Winemaking is a messy business, with many steps between grape cluster and dinner toast. Early on in a new wine’s life, small, leftover particulate matter from the grape pressing and fermentation processes make the wine cloudy, much like raw apple cider. Over time, thanks to gravity, the particles fall out of the wine forming a fine film on the bottom of the tank or barrel. The winemaker siphons off the clean wine in a process called racking, leaving these particles behind.
It can take months or even years for the suspended particles to drop out naturally. This extended time adds significant costs to commercial winemaking.
Fining speeds up the settling process through additives. The suspended particles carry positive and negative charges. Additives have the opposite charge of the particles, attracting them to each other. Both the additive and the particulate matter bind together and settle out of the wine.
The term ‘additive’ may raise red flags for health-conscious consumers, but these tend to be natural products used by winemakers for centuries, including egg whites, gelatin, and clay. Once the wine is clean, the winemaker removes the good wine and leaves the leftover gunk behind, including the additive.
If you have an unfined wine, you may notice sediment on the bottom of your bottle. This sediment is harmless, but unfined wines can benefit from decanting.
What is filtering? What does it do for the wine?
Filtering happens during the bottling process. This final winemaking step removes possible spoilage microbes to ensure shelf-stable wines. The wine gets pushed through a filter material that traps leftover yeast and other microbes, allowing the clean wine to pass through for bottling.
Most commercial wines undergo filtering as the industry standard, but for some wines foregoing filtering isn’t an option. Sweet wines with residual sugar (e.g., some Rieslings) must be filtered.
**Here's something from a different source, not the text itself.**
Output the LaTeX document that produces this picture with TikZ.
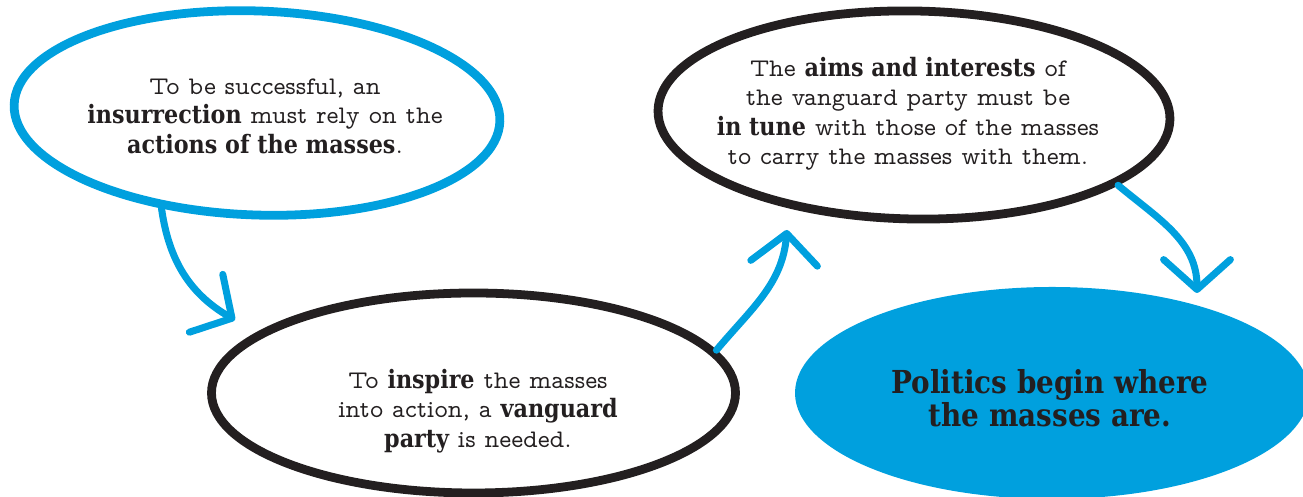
\documentclass[tikz,border=0pt]{standalone}
\usepackage{fontspec}
\usepackage{tikz}
\usetikzlibrary{shapes.geometric,arrows.meta}
\definecolor{mblue}{RGB}{0,160,222}
\definecolor{inkblack}{RGB}{35,31,32}
\newfontfamily\slabfont{DejaVu Serif}[FakeStretch=0.88]
\newcommand{\hl}[1]{{\slabfont\bfseries #1}}
\newcommand{\lightslab}{\fontsize{14.4}{16.8}\fontfamily{lmvtt}\fontseries{m}\selectfont}

\begin{document}
\begin{tikzpicture}[
    bubble/.style={ellipse, inner sep=0pt, line width=5pt},
    txt/.style={align=center, text=inkblack, font=\lightslab},
    flow/.style={mblue, line width=4pt, line cap=round,
      -{Straight Barb[length=17pt, width=38pt, round]}}]
  \useasboundingbox (0,0) rectangle (26.06,9.94);
  \clip (0,0) rectangle (26.06,9.94);
  \node[bubble, draw=mblue, minimum width=9.72cm, minimum height=4.08cm, rotate=-2] (insurr) at (5.14,7.68) {};
  \node[bubble, draw=inkblack, minimum width=10.48cm, minimum height=4.0cm] (inspire) at (9.47,2.08) {};
  \node[bubble, draw=inkblack, minimum width=10.24cm, minimum height=4.16cm, rotate=-1] (tune) at (18.28,7.64) {};
  \node[bubble, fill=mblue, minimum width=10.28cm, minimum height=4.24cm] (politics) at (21.04,2.08) {};
  \node[txt] (insurrtxt) at (5.30,7.62) {To be successful, an\\\hl{insurrection} must rely on the\\\hl{actions of the masses}.};
  \node[txt] (inspiretxt) at (9.56,1.72) {To \hl{inspire} the masses\\into action, a \hl{vanguard}\\\hl{party} is needed.};
  \node[txt] (tunetxt) at (18.16,7.66) {The \hl{aims and interests} of\\the vanguard party must be\\\hl{in tune} with those of the masses\\to carry the masses with them.};
  \node[txt, font=\fontsize{18}{19}\slabfont\bfseries] (politicstxt) at (21.0,1.98) {Politics begin where\\the masses are.};
  \coordinate (tipA) at (4.70,3.54);
  \coordinate (tipB) at (15.74,5.34);
  \coordinate (tipC) at (23.94,4.08);
  \draw[flow] (insurr.-133) to[out=-82, in=150] (tipA);
  \draw[flow] (inspire.10) to[out=50, in=-95] (tipB);
  \draw[flow] (tune.-18) to[out=-40, in=90] (tipC);
\end{tikzpicture}
\end{document}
Sugar serves as a potential food source for microbes in the bottle, and the wines would likely explode if they weren’t filtered.
Indeed, every so often you read about an unfortunate producer who recalls their wines because of bottles blowing up. Filtering prevents this headache.
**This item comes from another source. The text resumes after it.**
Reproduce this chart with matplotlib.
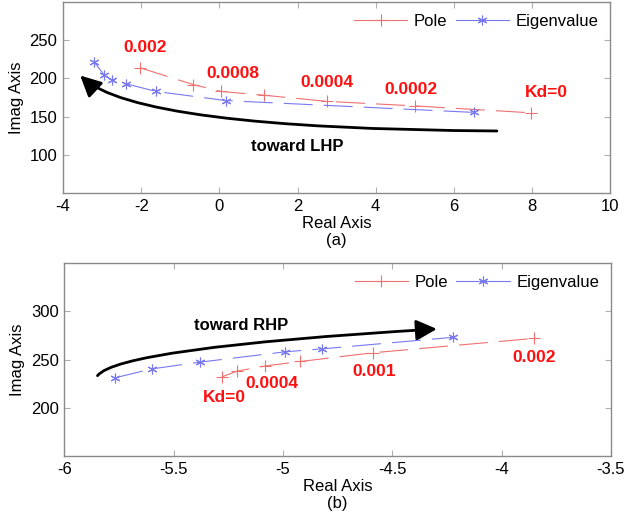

Why would you want an unfined, unfiltered wine?
Fining and filtering help create clean, stable wines. But there are those who would argue that these processes change a wine’s sensory profile, dulling its natural texture and aroma. If you have a curious palate, it would be an interesting experiment to see if you prefer one style of winemaking over another - all in the name of science, of course.
But before you get started, know that ‘unfined’ and ‘unfiltered’ are unregulated terms.
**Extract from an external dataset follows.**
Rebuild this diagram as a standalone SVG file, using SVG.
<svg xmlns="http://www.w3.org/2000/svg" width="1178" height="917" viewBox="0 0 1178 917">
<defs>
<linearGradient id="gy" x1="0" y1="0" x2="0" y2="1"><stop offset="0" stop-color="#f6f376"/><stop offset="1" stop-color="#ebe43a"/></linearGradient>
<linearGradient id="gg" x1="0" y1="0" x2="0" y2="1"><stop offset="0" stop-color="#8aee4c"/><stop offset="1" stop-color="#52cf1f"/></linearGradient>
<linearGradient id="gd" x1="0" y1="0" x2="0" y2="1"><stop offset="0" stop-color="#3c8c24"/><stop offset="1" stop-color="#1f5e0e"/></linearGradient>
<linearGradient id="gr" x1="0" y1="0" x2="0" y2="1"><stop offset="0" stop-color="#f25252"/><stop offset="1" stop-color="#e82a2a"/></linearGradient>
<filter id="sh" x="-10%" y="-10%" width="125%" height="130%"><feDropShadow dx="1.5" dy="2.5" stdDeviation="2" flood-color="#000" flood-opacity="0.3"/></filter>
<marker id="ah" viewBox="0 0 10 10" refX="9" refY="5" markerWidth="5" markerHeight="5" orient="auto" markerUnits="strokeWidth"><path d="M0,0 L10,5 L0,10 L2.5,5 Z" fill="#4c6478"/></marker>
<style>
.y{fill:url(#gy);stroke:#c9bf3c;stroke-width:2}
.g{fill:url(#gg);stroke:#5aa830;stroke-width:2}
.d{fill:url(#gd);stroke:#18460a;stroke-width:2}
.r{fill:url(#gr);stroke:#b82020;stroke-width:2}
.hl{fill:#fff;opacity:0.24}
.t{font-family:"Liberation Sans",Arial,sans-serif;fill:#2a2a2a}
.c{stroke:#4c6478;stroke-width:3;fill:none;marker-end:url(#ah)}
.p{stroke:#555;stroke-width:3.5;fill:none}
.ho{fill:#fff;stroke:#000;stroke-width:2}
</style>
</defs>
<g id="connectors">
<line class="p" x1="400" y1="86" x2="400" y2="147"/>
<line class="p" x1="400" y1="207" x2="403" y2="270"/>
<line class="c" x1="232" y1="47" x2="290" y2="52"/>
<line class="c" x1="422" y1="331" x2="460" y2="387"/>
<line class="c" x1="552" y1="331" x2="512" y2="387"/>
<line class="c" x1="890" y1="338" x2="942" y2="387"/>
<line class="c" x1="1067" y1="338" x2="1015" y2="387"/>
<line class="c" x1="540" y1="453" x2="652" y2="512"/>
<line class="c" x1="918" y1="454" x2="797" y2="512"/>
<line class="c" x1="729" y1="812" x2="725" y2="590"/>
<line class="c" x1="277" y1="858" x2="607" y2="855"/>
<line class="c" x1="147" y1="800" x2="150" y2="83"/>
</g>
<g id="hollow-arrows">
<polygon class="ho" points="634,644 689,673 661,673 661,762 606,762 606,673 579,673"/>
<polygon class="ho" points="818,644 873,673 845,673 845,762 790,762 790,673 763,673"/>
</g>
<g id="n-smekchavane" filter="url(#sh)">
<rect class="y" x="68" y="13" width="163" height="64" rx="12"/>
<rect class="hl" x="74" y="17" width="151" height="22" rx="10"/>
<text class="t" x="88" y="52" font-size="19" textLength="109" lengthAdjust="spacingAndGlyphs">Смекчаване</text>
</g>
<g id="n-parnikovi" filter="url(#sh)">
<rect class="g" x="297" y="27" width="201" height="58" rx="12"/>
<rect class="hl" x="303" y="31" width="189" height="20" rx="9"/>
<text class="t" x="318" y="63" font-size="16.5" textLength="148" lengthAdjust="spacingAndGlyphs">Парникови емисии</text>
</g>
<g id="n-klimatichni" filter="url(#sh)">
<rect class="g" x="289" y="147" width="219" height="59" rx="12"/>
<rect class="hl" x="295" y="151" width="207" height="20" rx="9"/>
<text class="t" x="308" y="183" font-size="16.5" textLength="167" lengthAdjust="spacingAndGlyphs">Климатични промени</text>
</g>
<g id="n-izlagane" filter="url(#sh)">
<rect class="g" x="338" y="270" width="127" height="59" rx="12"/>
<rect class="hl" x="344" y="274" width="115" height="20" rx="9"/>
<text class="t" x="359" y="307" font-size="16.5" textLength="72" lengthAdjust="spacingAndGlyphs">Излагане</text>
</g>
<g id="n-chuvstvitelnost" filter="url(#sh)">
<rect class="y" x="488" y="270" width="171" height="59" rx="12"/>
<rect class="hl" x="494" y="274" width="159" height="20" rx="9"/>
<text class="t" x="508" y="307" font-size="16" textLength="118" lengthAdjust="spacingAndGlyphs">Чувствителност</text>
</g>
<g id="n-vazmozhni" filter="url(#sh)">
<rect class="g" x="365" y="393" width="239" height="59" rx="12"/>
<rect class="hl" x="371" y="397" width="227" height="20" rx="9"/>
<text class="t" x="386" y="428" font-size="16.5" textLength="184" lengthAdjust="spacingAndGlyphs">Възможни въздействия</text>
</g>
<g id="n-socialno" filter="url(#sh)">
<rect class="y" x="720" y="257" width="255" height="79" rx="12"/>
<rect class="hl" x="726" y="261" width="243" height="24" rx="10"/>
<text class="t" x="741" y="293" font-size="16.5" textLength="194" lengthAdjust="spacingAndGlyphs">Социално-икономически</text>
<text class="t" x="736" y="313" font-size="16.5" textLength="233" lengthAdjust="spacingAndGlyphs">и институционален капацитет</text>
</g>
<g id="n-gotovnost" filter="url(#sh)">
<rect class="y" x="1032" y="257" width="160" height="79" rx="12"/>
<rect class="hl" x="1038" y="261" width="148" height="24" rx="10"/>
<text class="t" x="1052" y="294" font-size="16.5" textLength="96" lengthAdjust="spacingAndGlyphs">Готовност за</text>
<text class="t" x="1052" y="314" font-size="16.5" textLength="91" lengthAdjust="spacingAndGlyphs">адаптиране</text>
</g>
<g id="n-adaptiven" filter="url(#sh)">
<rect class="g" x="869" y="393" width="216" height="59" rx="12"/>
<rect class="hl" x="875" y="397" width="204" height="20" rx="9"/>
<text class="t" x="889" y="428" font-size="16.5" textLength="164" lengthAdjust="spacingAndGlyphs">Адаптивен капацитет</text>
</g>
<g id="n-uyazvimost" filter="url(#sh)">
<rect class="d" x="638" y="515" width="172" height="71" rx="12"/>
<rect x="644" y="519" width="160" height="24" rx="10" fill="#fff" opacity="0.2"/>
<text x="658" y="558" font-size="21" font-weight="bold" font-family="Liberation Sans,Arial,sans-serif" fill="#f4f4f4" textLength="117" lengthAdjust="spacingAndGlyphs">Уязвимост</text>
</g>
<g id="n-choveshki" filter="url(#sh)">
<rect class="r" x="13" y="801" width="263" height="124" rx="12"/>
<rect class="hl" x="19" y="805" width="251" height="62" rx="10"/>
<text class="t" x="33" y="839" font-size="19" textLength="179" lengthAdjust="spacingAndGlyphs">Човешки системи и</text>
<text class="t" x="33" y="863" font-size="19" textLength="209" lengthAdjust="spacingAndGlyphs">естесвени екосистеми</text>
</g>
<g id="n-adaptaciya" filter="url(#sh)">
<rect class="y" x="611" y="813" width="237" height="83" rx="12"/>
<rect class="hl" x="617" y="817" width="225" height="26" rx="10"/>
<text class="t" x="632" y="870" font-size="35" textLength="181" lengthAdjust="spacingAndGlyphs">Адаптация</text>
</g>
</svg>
Any winery can stick these words on a label as a marketing or branding tactic. Additionally, some wines that are unfined and unfiltered, may not have that information on the bottle. If enjoying unfined and unfiltered wines is important to you, it’s worth seeking out reputable producers.
Finally, realize that if the wine is truly unfined and unfiltered, the winemaker possesses some serious skills. She has confidence in the wine at a microbial level and lovingly nurtured the wine to maturity - probably over several years - making that bottle extra special.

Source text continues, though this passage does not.